• _Problem statement_
Write out all of the records precisely. Skip anything that is a picture.

• _Task inputs_

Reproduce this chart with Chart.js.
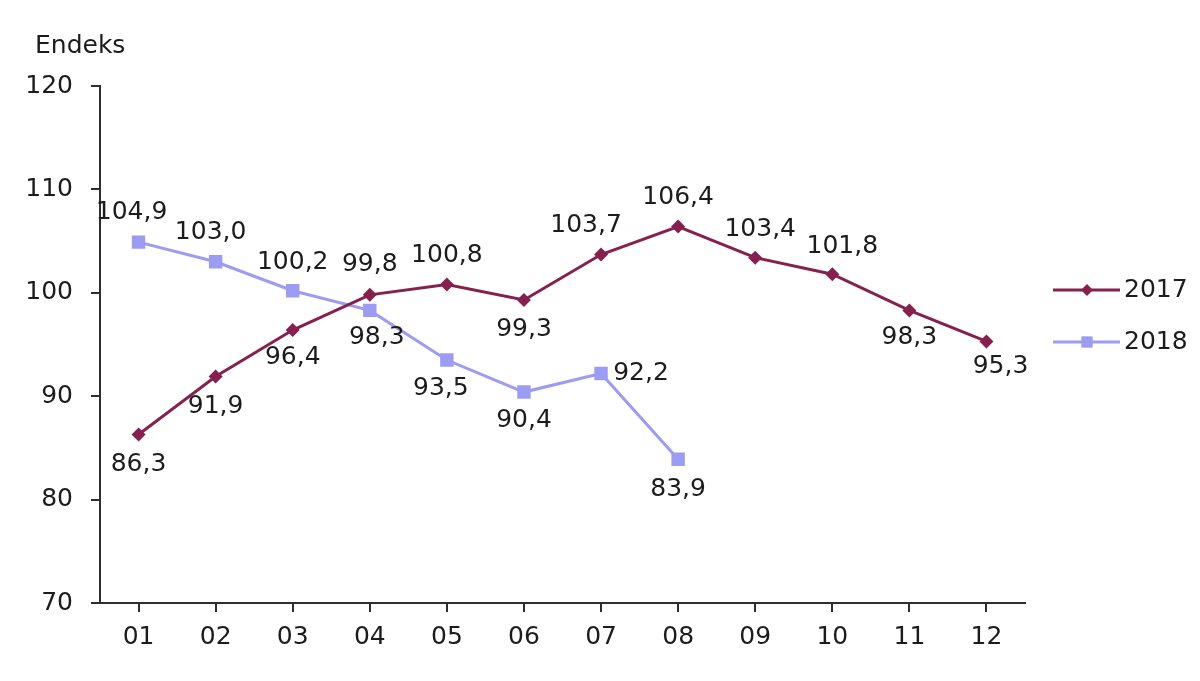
<!DOCTYPE html>
<html>
<head>
<meta charset="utf-8">
<script src="https://cdn.jsdelivr.net/npm/chart.js@4/dist/chart.umd.min.js"></script>
<style>
	html, body { margin: 0; padding: 0; background: #fff; }
	#wrap { width: 1200px; height: 681px; }
</style>
</head>
<body>
<div id="wrap"><canvas id="chart" width="1200" height="681"></canvas></div>
<script>
var months = ['01', '02', '03', '04', '05', '06', '07', '08', '09', '10', '11', '12'];
var values2017 = [86.3, 91.9, 96.4, 99.8, 100.8, 99.3, 103.7, 106.4, 103.4, 101.8, 98.3, 95.3];
var values2018 = [104.9, 103.0, 100.2, 98.3, 93.5, 90.4, 92.2, 83.9];
var yTicks = [70, 80, 90, 100, 110, 120];

var FONT = 'DejaVu Sans';
var TEXT = '#1c1c1c';
var AXIS = '#2e2e2e';
var C2017 = '#85204f';
var C2018 = '#9c9cf2';

// where each value label sits relative to its point
var labelOffsets = [
	[[0, 30], [0, 30], [0, 27], [0, -30], [0, -29], [0, 29], [-15, -29], [0, -29], [5, -28], [10, -28], [0, 27], [14, 25]],
	[[-7, -30], [-5, -29], [0, -28], [7, 27], [-6, 28], [0, 28], [40, 0], [0, 30]]
];

function fmt(v) {
	return v.toFixed(1).replace('.', ',');
}

var valueLabels = {
	id: 'valueLabels',
	afterDatasetsDraw: function(chart) {
		var ctx = chart.ctx;
		ctx.save();
		ctx.font = '25px "' + FONT + '"';
		ctx.fillStyle = TEXT;
		ctx.textAlign = 'center';
		ctx.textBaseline = 'middle';
		chart.data.datasets.forEach(function(ds, i) {
			var meta = chart.getDatasetMeta(i);
			meta.data.forEach(function(pt, j) {
				var off = labelOffsets[i][j];
				ctx.fillText(fmt(ds.data[j]), pt.x + off[0], pt.y + off[1]);
			});
		});
		ctx.restore();
	}
};

// y axis title and the legend at the right
var extras = {
	id: 'extras',
	afterDraw: function(chart) {
		var ctx = chart.ctx;
		ctx.save();
		ctx.font = '25px "' + FONT + '"';
		ctx.fillStyle = TEXT;
		ctx.textBaseline = 'middle';
		ctx.textAlign = 'left';
		ctx.fillText('Endeks', 35, 46);

		var items = [
			{ label: '2017', color: C2017, style: 'rectRot', y: 290, r: 6 },
			{ label: '2018', color: C2018, style: 'rect', y: 342, r: 8 }
		];
		items.forEach(function(it) {
			ctx.strokeStyle = it.color;
			ctx.lineWidth = 3;
			ctx.beginPath();
			ctx.moveTo(1053, it.y);
			ctx.lineTo(1120, it.y);
			ctx.stroke();
			ctx.fillStyle = it.color;
			Chart.helpers.drawPoint(ctx, { pointStyle: it.style, radius: it.r, borderWidth: 0 }, 1087, it.y);
			ctx.fillStyle = TEXT;
			ctx.fillText(it.label, 1124, it.y);
		});
		ctx.restore();
	}
};

new Chart(document.getElementById('chart').getContext('2d'), {
	type: 'line',
	data: {
		labels: months,
		datasets: [{
			label: '2017',
			data: values2017,
			borderColor: C2017,
			backgroundColor: C2017,
			borderWidth: 3,
			pointStyle: 'rectRot',
			pointRadius: 7,
			pointBorderWidth: 0,
			tension: 0
		}, {
			label: '2018',
			data: values2018,
			borderColor: C2018,
			backgroundColor: C2018,
			borderWidth: 3,
			pointStyle: 'rect',
			pointRadius: 9.5,
			pointBorderWidth: 0,
			tension: 0
		}]
	},
	options: {
		responsive: false,
		animation: false,
		layout: { padding: { left: 0, right: 175, top: 86, bottom: 0 } },
		plugins: {
			legend: { display: false },
			tooltip: { enabled: false }
		},
		scales: {
			x: {
				offset: true,
				afterFit: function(s) { s.height = 78; },
				border: { display: true, color: AXIS, width: 2 },
				grid: { display: true, drawOnChartArea: false, drawTicks: true, tickLength: 9, color: AXIS, lineWidth: 2 },
				ticks: { color: TEXT, padding: 10, font: { family: FONT, size: 25 } }
			},
			y: {
				min: yTicks[0],
				max: yTicks[yTicks.length - 1],
				afterFit: function(s) { s.width = 100; },
				afterBuildTicks: function(s) { s.ticks = yTicks.map(function(v) { return { value: v }; }); },
				border: { display: true, color: AXIS, width: 2 },
				grid: { display: true, drawOnChartArea: false, drawTicks: true, tickLength: 9, color: AXIS, lineWidth: 2 },
				ticks: { color: TEXT, padding: 18, font: { family: FONT, size: 25 } }
			}
		}
	},
	plugins: [valueLabels, extras]
});
</script>
</body>
</html>
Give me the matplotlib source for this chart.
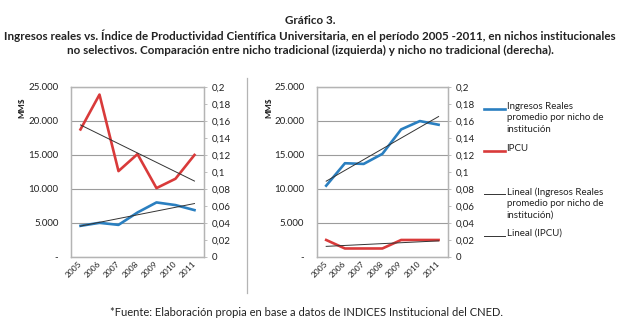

• _Answer to this problem_
Reproduce this chart with Chart.js.
<!DOCTYPE html>
<html>
<head>
<meta charset="utf-8">
<script src="https://cdn.jsdelivr.net/npm/chart.js@4/dist/chart.umd.min.js"></script>
<style>
	html, body { margin: 0; padding: 0; background: #fff; }
	#wrap { width: 1200px; height: 681px; }
</style>
</head>
<body>
<div id="wrap"><canvas id="chart" width="1200" height="681"></canvas></div>
<script>
var months = ['01', '02', '03', '04', '05', '06', '07', '08', '09', '10', '11', '12'];
var values2017 = [86.3, 91.9, 96.4, 99.8, 100.8, 99.3, 103.7, 106.4, 103.4, 101.8, 98.3, 95.3];
var values2018 = [104.9, 103.0, 100.2, 98.3, 93.5, 90.4, 92.2, 83.9];
var yTicks = [70, 80, 90, 100, 110, 120];

var FONT = 'DejaVu Sans';
var TEXT = '#1c1c1c';
var AXIS = '#2e2e2e';
var C2017 = '#85204f';
var C2018 = '#9c9cf2';

// where each value label sits relative to its point
var labelOffsets = [
	[[0, 30], [0, 30], [0, 27], [0, -30], [0, -29], [0, 29], [-15, -29], [0, -29], [5, -28], [10, -28], [0, 27], [14, 25]],
	[[-7, -30], [-5, -29], [0, -28], [7, 27], [-6, 28], [0, 28], [40, 0], [0, 30]]
];

function fmt(v) {
	return v.toFixed(1).replace('.', ',');
}

var valueLabels = {
	id: 'valueLabels',
	afterDatasetsDraw: function(chart) {
		var ctx = chart.ctx;
		ctx.save();
		ctx.font = '25px "' + FONT + '"';
		ctx.fillStyle = TEXT;
		ctx.textAlign = 'center';
		ctx.textBaseline = 'middle';
		chart.data.datasets.forEach(function(ds, i) {
			var meta = chart.getDatasetMeta(i);
			meta.data.forEach(function(pt, j) {
				var off = labelOffsets[i][j];
				ctx.fillText(fmt(ds.data[j]), pt.x + off[0], pt.y + off[1]);
			});
		});
		ctx.restore();
	}
};

// y axis title and the legend at the right
var extras = {
	id: 'extras',
	afterDraw: function(chart) {
		var ctx = chart.ctx;
		ctx.save();
		ctx.font = '25px "' + FONT + '"';
		ctx.fillStyle = TEXT;
		ctx.textBaseline = 'middle';
		ctx.textAlign = 'left';
		ctx.fillText('Endeks', 35, 46);

		var items = [
			{ label: '2017', color: C2017, style: 'rectRot', y: 290, r: 6 },
			{ label: '2018', color: C2018, style: 'rect', y: 342, r: 8 }
		];
		items.forEach(function(it) {
			ctx.strokeStyle = it.color;
			ctx.lineWidth = 3;
			ctx.beginPath();
			ctx.moveTo(1053, it.y);
			ctx.lineTo(1120, it.y);
			ctx.stroke();
			ctx.fillStyle = it.color;
			Chart.helpers.drawPoint(ctx, { pointStyle: it.style, radius: it.r, borderWidth: 0 }, 1087, it.y);
			ctx.fillStyle = TEXT;
			ctx.fillText(it.label, 1124, it.y);
		});
		ctx.restore();
	}
};

new Chart(document.getElementById('chart').getContext('2d'), {
	type: 'line',
	data: {
		labels: months,
		datasets: [{
			label: '2017',
			data: values2017,
			borderColor: C2017,
			backgroundColor: C2017,
			borderWidth: 3,
			pointStyle: 'rectRot',
			pointRadius: 7,
			pointBorderWidth: 0,
			tension: 0
		}, {
			label: '2018',
			data: values2018,
			borderColor: C2018,
			backgroundColor: C2018,
			borderWidth: 3,
			pointStyle: 'rect',
			pointRadius: 9.5,
			pointBorderWidth: 0,
			tension: 0
		}]
	},
	options: {
		responsive: false,
		animation: false,
		layout: { padding: { left: 0, right: 175, top: 86, bottom: 0 } },
		plugins: {
			legend: { display: false },
			tooltip: { enabled: false }
		},
		scales: {
			x: {
				offset: true,
				afterFit: function(s) { s.height = 78; },
				border: { display: true, color: AXIS, width: 2 },
				grid: { display: true, drawOnChartArea: false, drawTicks: true, tickLength: 9, color: AXIS, lineWidth: 2 },
				ticks: { color: TEXT, padding: 10, font: { family: FONT, size: 25 } }
			},
			y: {
				min: yTicks[0],
				max: yTicks[yTicks.length - 1],
				afterFit: function(s) { s.width = 100; },
				afterBuildTicks: function(s) { s.ticks = yTicks.map(function(v) { return { value: v }; }); },
				border: { display: true, color: AXIS, width: 2 },
				grid: { display: true, drawOnChartArea: false, drawTicks: true, tickLength: 9, color: AXIS, lineWidth: 2 },
				ticks: { color: TEXT, padding: 18, font: { family: FONT, size: 25 } }
			}
		}
	},
	plugins: [valueLabels, extras]
});
</script>
</body>
</html>
Give me the matplotlib source for this chart.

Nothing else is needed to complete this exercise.